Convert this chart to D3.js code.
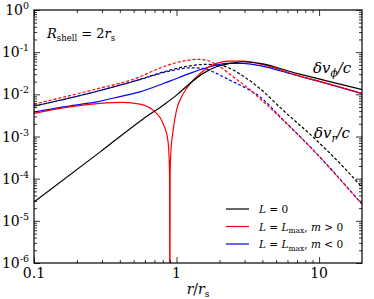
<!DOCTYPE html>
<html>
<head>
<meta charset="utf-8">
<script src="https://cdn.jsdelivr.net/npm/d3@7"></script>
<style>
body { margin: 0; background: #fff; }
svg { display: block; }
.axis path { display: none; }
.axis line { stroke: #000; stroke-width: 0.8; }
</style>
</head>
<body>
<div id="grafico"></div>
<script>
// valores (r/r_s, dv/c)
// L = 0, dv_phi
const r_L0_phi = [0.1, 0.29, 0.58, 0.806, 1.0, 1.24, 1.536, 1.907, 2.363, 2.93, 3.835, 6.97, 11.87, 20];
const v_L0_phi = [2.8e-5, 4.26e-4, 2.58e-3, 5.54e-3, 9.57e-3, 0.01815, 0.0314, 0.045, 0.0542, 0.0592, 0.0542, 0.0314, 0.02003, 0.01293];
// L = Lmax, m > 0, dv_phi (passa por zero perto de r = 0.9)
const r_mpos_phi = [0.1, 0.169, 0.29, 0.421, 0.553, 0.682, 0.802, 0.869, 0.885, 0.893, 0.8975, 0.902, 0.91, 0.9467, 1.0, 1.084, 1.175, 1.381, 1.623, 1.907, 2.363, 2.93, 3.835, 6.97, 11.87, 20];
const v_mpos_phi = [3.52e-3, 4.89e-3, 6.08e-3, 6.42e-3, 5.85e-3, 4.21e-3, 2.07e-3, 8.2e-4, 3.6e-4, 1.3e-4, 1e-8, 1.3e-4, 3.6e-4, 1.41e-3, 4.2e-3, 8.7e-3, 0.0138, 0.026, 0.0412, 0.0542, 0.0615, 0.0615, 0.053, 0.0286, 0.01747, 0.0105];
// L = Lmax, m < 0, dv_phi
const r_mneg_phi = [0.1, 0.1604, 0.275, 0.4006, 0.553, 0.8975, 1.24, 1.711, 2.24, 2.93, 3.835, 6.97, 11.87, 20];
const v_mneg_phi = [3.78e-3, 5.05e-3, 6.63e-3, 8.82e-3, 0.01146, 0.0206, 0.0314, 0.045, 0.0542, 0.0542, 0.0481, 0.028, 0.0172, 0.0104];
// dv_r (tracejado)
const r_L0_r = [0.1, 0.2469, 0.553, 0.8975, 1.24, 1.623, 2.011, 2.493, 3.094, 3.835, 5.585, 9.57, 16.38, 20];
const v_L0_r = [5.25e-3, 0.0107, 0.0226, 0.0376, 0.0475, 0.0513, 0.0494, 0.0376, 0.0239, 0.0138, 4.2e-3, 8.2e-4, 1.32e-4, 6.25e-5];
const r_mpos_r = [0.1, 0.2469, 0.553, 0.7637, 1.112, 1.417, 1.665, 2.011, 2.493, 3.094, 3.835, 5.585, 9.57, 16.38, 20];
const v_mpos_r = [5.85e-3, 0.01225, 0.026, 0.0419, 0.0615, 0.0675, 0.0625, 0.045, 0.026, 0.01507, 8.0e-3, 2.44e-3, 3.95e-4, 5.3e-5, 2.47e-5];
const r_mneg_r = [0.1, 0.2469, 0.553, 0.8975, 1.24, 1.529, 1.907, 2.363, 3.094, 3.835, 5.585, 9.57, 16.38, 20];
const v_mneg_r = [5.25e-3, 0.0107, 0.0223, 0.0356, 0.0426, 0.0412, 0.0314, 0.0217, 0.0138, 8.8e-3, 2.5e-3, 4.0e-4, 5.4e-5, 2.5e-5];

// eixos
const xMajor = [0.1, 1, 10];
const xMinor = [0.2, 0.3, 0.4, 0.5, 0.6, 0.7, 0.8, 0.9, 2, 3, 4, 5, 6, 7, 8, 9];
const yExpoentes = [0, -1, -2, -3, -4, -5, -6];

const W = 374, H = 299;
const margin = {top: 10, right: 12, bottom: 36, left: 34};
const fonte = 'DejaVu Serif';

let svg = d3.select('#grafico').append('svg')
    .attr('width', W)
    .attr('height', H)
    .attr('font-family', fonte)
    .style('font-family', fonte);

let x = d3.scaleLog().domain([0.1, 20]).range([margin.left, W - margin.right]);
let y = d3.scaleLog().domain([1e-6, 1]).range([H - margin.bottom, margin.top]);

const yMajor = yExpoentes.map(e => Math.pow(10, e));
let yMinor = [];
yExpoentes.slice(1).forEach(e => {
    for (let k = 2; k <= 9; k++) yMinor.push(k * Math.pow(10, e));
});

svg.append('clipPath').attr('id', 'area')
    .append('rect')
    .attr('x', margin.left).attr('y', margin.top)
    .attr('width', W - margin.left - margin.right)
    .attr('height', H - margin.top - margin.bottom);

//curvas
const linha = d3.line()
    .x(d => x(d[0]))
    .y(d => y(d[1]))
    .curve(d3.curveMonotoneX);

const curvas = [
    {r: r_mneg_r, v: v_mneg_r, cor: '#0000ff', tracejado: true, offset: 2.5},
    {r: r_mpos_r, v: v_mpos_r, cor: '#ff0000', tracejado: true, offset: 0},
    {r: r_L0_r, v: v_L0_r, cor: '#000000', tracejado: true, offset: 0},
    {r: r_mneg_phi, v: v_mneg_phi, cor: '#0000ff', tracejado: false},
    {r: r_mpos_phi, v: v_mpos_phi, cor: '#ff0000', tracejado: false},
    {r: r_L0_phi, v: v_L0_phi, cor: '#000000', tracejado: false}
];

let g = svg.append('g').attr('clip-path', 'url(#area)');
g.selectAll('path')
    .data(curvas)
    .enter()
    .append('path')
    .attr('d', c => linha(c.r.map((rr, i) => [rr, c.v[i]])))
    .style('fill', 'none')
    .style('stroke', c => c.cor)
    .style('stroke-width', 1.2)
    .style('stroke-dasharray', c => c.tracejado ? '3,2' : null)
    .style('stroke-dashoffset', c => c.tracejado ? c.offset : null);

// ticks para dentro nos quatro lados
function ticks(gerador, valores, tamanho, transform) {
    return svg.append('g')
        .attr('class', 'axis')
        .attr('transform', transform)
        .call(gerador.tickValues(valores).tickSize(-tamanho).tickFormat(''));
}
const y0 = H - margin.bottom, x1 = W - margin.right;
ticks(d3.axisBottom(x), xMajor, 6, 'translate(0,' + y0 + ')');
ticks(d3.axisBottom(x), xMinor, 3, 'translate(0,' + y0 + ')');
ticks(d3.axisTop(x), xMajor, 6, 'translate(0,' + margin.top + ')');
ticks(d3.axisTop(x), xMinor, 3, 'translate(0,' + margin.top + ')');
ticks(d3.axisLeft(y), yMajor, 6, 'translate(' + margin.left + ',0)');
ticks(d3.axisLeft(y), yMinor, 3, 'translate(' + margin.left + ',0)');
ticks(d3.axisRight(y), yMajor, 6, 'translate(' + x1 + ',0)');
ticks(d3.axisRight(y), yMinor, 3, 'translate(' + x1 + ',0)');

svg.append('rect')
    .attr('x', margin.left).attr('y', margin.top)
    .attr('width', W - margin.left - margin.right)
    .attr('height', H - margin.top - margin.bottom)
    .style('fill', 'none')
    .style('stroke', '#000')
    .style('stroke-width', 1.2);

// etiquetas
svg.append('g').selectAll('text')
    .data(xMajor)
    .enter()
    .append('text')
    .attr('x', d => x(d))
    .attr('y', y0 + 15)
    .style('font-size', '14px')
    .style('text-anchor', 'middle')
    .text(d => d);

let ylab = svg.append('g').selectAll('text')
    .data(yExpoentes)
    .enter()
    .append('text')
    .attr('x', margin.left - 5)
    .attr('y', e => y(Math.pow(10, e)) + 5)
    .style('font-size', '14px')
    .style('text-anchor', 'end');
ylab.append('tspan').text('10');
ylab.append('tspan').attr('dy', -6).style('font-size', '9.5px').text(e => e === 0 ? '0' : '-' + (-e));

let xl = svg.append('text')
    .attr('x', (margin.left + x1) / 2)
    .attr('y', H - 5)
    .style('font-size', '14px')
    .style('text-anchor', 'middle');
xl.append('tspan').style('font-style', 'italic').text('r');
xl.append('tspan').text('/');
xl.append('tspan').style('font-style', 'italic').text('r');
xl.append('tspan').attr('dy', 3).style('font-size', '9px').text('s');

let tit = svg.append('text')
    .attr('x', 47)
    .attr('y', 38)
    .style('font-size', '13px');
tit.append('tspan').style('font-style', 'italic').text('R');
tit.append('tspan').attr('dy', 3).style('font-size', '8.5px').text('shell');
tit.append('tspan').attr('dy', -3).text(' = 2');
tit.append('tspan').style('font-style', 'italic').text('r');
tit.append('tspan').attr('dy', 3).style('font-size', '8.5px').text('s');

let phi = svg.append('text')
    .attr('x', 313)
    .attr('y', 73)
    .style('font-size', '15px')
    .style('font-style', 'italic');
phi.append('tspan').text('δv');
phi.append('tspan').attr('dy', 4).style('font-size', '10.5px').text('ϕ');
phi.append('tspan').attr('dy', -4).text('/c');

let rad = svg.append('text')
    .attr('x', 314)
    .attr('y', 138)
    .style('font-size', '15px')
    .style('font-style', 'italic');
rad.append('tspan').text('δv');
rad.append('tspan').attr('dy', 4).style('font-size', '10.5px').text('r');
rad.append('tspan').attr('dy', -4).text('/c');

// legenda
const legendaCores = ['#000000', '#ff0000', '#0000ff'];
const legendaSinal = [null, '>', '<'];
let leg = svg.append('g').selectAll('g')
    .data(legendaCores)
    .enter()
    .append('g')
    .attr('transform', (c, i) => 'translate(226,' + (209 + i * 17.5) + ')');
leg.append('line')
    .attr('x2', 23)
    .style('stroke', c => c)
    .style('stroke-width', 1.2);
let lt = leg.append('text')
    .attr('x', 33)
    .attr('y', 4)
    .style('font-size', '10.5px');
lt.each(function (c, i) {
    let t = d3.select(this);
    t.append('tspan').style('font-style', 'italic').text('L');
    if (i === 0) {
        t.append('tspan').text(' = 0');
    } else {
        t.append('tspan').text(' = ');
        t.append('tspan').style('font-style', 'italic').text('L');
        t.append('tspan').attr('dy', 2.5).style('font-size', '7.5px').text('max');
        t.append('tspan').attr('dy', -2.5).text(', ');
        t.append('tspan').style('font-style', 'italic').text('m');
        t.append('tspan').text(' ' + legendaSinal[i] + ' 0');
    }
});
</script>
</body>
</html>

§ **PROBLEM DESCRIPTION**: Copy all lines from the data that hold the word "this".

§ **SOLVED EXERCISE**:
Convert this chart to D3.js code.
    let t = d3.select(this);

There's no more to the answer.